(603i) Polymer-Shell Confinement for Reconfigurable Symmetry in Stabilized Blue Phase Liquid Crystals

A deep mechanistic understanding of how curvature and interfacial energetics direct the formation and stabilization of crystalline order is essential for advancing the molecular engineering of soft materials with programmable optical and mechanical properties. Here, we employ a combined experimental–computational framework to elucidate the influence of polymer confinement on the phase behavior of highly chiral blue phase (BP) liquid crystals, non-reactive anisotropic solvents that spontaneously self-organize into three-dimensional cubic lattices (BPI and BPII), distinguished by double-twist cylinders interconnected through periodic disclinations (defect lines).
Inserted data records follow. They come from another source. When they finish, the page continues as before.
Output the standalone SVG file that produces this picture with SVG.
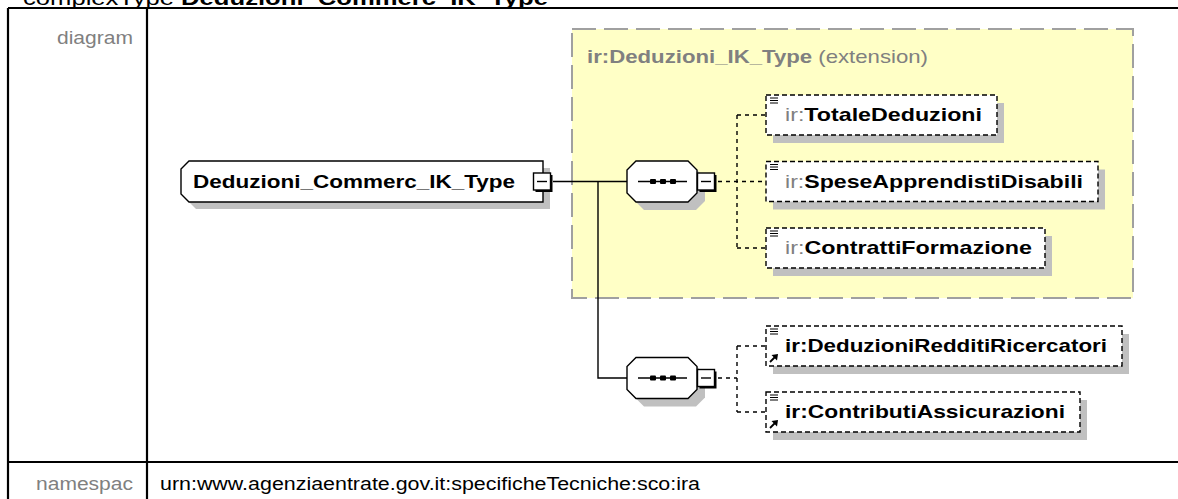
<svg xmlns="http://www.w3.org/2000/svg" xmlns:xlink="http://www.w3.org/1999/xlink" width="1178" height="499" viewBox="0 0 1178 499">
<style>
text{font-family:"Liberation Sans",Arial,sans-serif}
.lab{font-size:17.5px;fill:#808080}
.val{font-size:17.5px;fill:#000}
.el{font-size:19px;font-weight:bold;fill:#000}
.pre{fill:#808080;font-weight:normal}
.ttl{font-size:19px;fill:#808080}
.box{fill:#fff;stroke:#000;stroke-width:1.4;stroke-dasharray:5 3}
.sh{fill:#c0c0c0}
.conn{fill:none;stroke:#000;stroke-width:1.4}
.dconn{fill:none;stroke:#000;stroke-width:1.4;stroke-dasharray:4 4}
.tbl{fill:none;stroke:#000;stroke-width:2.2}
.icon{fill:none;stroke:#000;stroke-width:1.2}
</style>
<defs>
<g id="minus">
<rect x="2.5" y="2.5" width="17" height="17" fill="#000"/>
<rect x="0.5" y="0.5" width="17" height="17" fill="#fff" stroke="#000" stroke-width="1.4"/>
<path d="M4,9 H14" stroke="#000" stroke-width="1.4"/>
</g>
<g id="seq">
<path class="sh" d="M17,8 H69 L78,17 V40 L69,49 H17 L8,40 V17 Z"/>
<path d="M9,0 H61 L70,9 V32 L61,41 H9 L0,32 V9 Z" fill="#fff" stroke="#000" stroke-width="1.4"/>
<path d="M11,20.5 H60" stroke="#000" stroke-width="1.4"/>
<rect x="23" y="18" width="6" height="5" rx="1" fill="#000"/>
<rect x="33" y="18" width="6" height="5" rx="1" fill="#000"/>
<rect x="43" y="18" width="6" height="5" rx="1" fill="#000"/>
<use xlink:href="#minus" x="70" y="11.5"/>
</g>
<g id="lst">
<path class="icon" d="M4,3 H12 M4,5.5 H12 M4,8 H12"/>
</g>
<g id="ref">
<path d="M4,-4 L9,-9" stroke="#000" stroke-width="1.8"/>
<polygon points="12,-12 5.5,-11 11,-5.5" fill="#000"/>
</g>
</defs>

<text x="23" y="5" font-size="21" textLength="525" lengthAdjust="spacingAndGlyphs">complexType <tspan font-weight="bold">Deduzioni_Commerc_IK_Type</tspan></text>

<g id="table">
<path class="tbl" d="M8,8 H1178 M8,8 V499 M147,8 V499 M8,462 H1178"/>
<text class="lab" x="57" y="44" textLength="76" lengthAdjust="spacingAndGlyphs">diagram</text>
<text class="lab" x="36" y="490" textLength="97" lengthAdjust="spacingAndGlyphs">namespac</text>
<text class="val" x="160" y="490" textLength="540" lengthAdjust="spacingAndGlyphs">urn:www.agenziaentrate.gov.it:specificheTecniche:sco:ira</text>
</g>

<g id="extension">
<rect x="572" y="29" width="561" height="269" fill="#ffffc6" stroke="#a0a0a0" stroke-width="2" stroke-dasharray="24 8"/>
<text class="ttl" x="587" y="63" textLength="341" lengthAdjust="spacingAndGlyphs"><tspan font-weight="bold">ir:Deduzioni_IK_Type</tspan> (extension)</text>
</g>

<g id="connectors">
<path class="conn" d="M553,181.5 H627 M598,181.5 V378 H627"/>
<path class="dconn" d="M718,181.5 H766 M737,115 V248 M737,115 H766 M737,248 H766"/>
<path class="dconn" d="M718,378 H737 M737,346 V412 M737,346 H766 M737,412 H766"/>
</g>

<g id="Deduzioni_Commerc_IK_Type">
<path class="sh" d="M196,168 H550 V209 H196 L188,201 V176 Z"/>
<path d="M189,161 H543 V202 H189 L181,194 V169 Z" fill="#fff" stroke="#000" stroke-width="1.4"/>
<text class="el" x="193" y="188" textLength="322" lengthAdjust="spacingAndGlyphs">Deduzioni_Commerc_IK_Type</text>
<use xlink:href="#minus" x="533" y="172.5"/>
</g>

<g id="sequence1">
<use xlink:href="#seq" x="627" y="161"/>
</g>

<g id="sequence2">
<use xlink:href="#seq" x="627" y="357.5"/>
</g>

<g id="TotaleDeduzioni">
<rect class="sh" x="773" y="103" width="231" height="40"/>
<rect class="box" x="766" y="95" width="231" height="40"/>
<use xlink:href="#lst" x="766" y="95"/>
<text class="el" x="785" y="121" textLength="197" lengthAdjust="spacingAndGlyphs"><tspan class="pre">ir:</tspan>TotaleDeduzioni</text>
</g>

<g id="SpeseApprendistiDisabili">
<rect class="sh" x="773" y="169.5" width="332" height="40"/>
<rect class="box" x="766" y="161.5" width="332" height="40"/>
<use xlink:href="#lst" x="766" y="161.5"/>
<text class="el" x="785" y="187.5" textLength="298" lengthAdjust="spacingAndGlyphs"><tspan class="pre">ir:</tspan>SpeseApprendistiDisabili</text>
</g>

<g id="ContrattiFormazione">
<rect class="sh" x="773" y="236" width="279" height="40"/>
<rect class="box" x="766" y="228" width="279" height="40"/>
<use xlink:href="#lst" x="766" y="228"/>
<text class="el" x="785" y="254" textLength="247" lengthAdjust="spacingAndGlyphs"><tspan class="pre">ir:</tspan>ContrattiFormazione</text>
</g>

<g id="DeduzioniRedditiRicercatori">
<rect class="sh" x="773" y="334" width="356" height="40"/>
<rect class="box" x="766" y="326" width="356" height="40"/>
<use xlink:href="#lst" x="766" y="326"/>
<use xlink:href="#ref" x="766" y="366"/>
<text class="el" x="785" y="352" textLength="322" lengthAdjust="spacingAndGlyphs">ir:DeduzioniRedditiRicercatori</text>
</g>

<g id="ContributiAssicurazioni">
<rect class="sh" x="773" y="400" width="314" height="40"/>
<rect class="box" x="766" y="392" width="314" height="40"/>
<use xlink:href="#lst" x="766" y="392"/>
<use xlink:href="#ref" x="766" y="432"/>
<text class="el" x="785" y="418" textLength="280" lengthAdjust="spacingAndGlyphs">ir:ContributiAssicurazioni</text>
</g>
</svg>
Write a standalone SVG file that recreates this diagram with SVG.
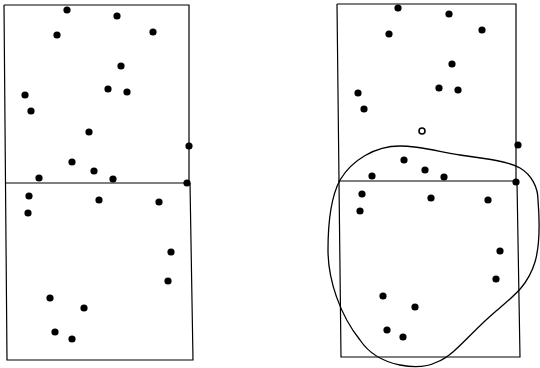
<svg xmlns="http://www.w3.org/2000/svg" width="540" height="368" viewBox="0 0 540 368">
<style>
.frame{fill:none;stroke:#000;stroke-width:1.2}
.d{fill:#000}
.curve{fill:none;stroke:#000;stroke-width:1.3}
</style>
<defs><circle id="p" r="3.6"/></defs>
<rect width="540" height="368" fill="#fff"/>
<g id="left-panel">
<path class="frame" d="M4,5 L189,5 L189,183 M4,5 L7,360 L193,360 L190,183 M5,183 L190,183"/>
<g class="d">
<use href="#p" x="67" y="10"/><use href="#p" x="117" y="16"/><use href="#p" x="57" y="35"/><use href="#p" x="153" y="32"/>
<use href="#p" x="121" y="66"/><use href="#p" x="108" y="89"/><use href="#p" x="127" y="92"/><use href="#p" x="25" y="95"/>
<use href="#p" x="31" y="111"/><use href="#p" x="89" y="132"/><use href="#p" x="189" y="146"/><use href="#p" x="72" y="162"/>
<use href="#p" x="94" y="171"/><use href="#p" x="39" y="178"/><use href="#p" x="113" y="179"/><use href="#p" x="187" y="183"/>
<use href="#p" x="29" y="196"/><use href="#p" x="28" y="213"/><use href="#p" x="99" y="200"/><use href="#p" x="159" y="202"/>
<use href="#p" x="171" y="252"/><use href="#p" x="168" y="281"/><use href="#p" x="50" y="298"/><use href="#p" x="84" y="308"/>
<use href="#p" x="55" y="332"/><use href="#p" x="72" y="339"/>
</g>
</g>
<g id="right-panel">
<path class="frame" d="M337,4 L516,4 L516,182 M337,4 L341,357 L520,357 L517,182 M338,181 L517,181"/>
<g class="d">
<use href="#p" x="398" y="8"/><use href="#p" x="449" y="14"/><use href="#p" x="389" y="34"/><use href="#p" x="482" y="30"/>
<use href="#p" x="452" y="64"/><use href="#p" x="439" y="88"/><use href="#p" x="458" y="90"/><use href="#p" x="358" y="93"/>
<use href="#p" x="364" y="109"/><use href="#p" x="518" y="145"/><use href="#p" x="404" y="160"/>
<use href="#p" x="425" y="170"/><use href="#p" x="372" y="176"/><use href="#p" x="444" y="177"/><use href="#p" x="516" y="182"/>
<use href="#p" x="362" y="194"/><use href="#p" x="431" y="198"/><use href="#p" x="488" y="200"/><use href="#p" x="360" y="211"/>
<use href="#p" x="500" y="251"/><use href="#p" x="496" y="279"/><use href="#p" x="383" y="296"/><use href="#p" x="415" y="307"/>
<use href="#p" x="387" y="330"/><use href="#p" x="403" y="337"/>
</g>
<circle cx="422" cy="131" r="3" fill="#fff" stroke="#000" stroke-width="1.6"/>
<path class="curve" d="M400,146 C420,146 440,152 460,155 C490,159 510,162 520,168 C532,175 538,188 538,200 C540,225 540,245 535,262 C528,285 515,295 495,312 C470,333 455,355 437,362 C425,368 410,367 400,365 C385,362 370,355 360,340 C340,315 328,280 328,250 C328,220 332,195 340,180 C352,160 375,146 400,146 Z"/>
</g>
</svg>
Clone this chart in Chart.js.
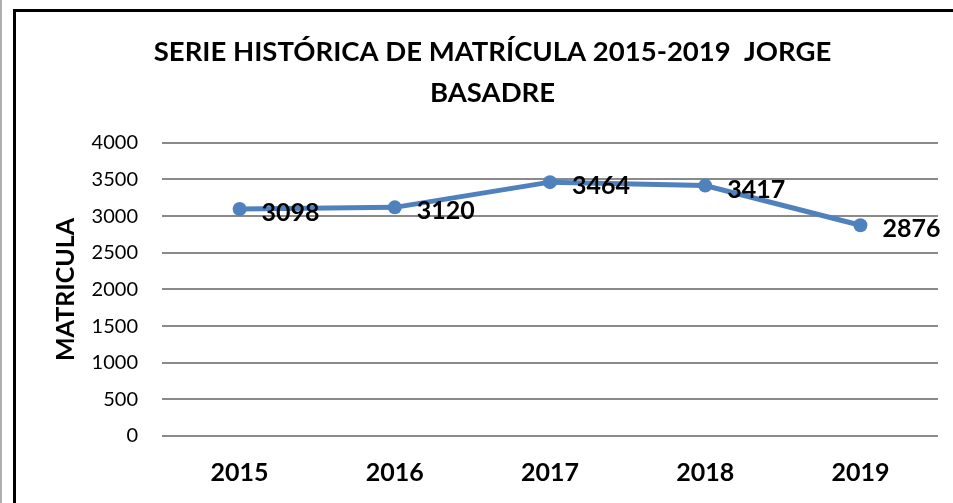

By incorporating UV-polymerizable mesogens into BP emulsions, we induce a phase-separated polymer network that preferentially self-assembles within the high-energy disclination regions at the BP–aqueous interface. The resulting nano-architected shell, with a thickness on the order of hundreds of nanometers, emerges through defect-guided polymer self-assembly and interfacial packing. This shell imposes spatially heterogeneous curvature and anchoring fields that synergistically modulate BP nucleation pathways, symmetry selection, and lattice coherence. Beyond stabilizing BPs at ambient and elevated conditions, the shell introduces dynamic tunability, enabling reversible crystal-to-crystal transformations under thermal and electrical stimuli. This reconfigurability yields unprecedented control over photonic band structure modulation. Collectively, our results establish a generalizable platform for the design of defect-guided, curvature-confined soft crystals with adaptive optical responses, paving the way for next-generation photonic, sensing, and optoelectronic devices.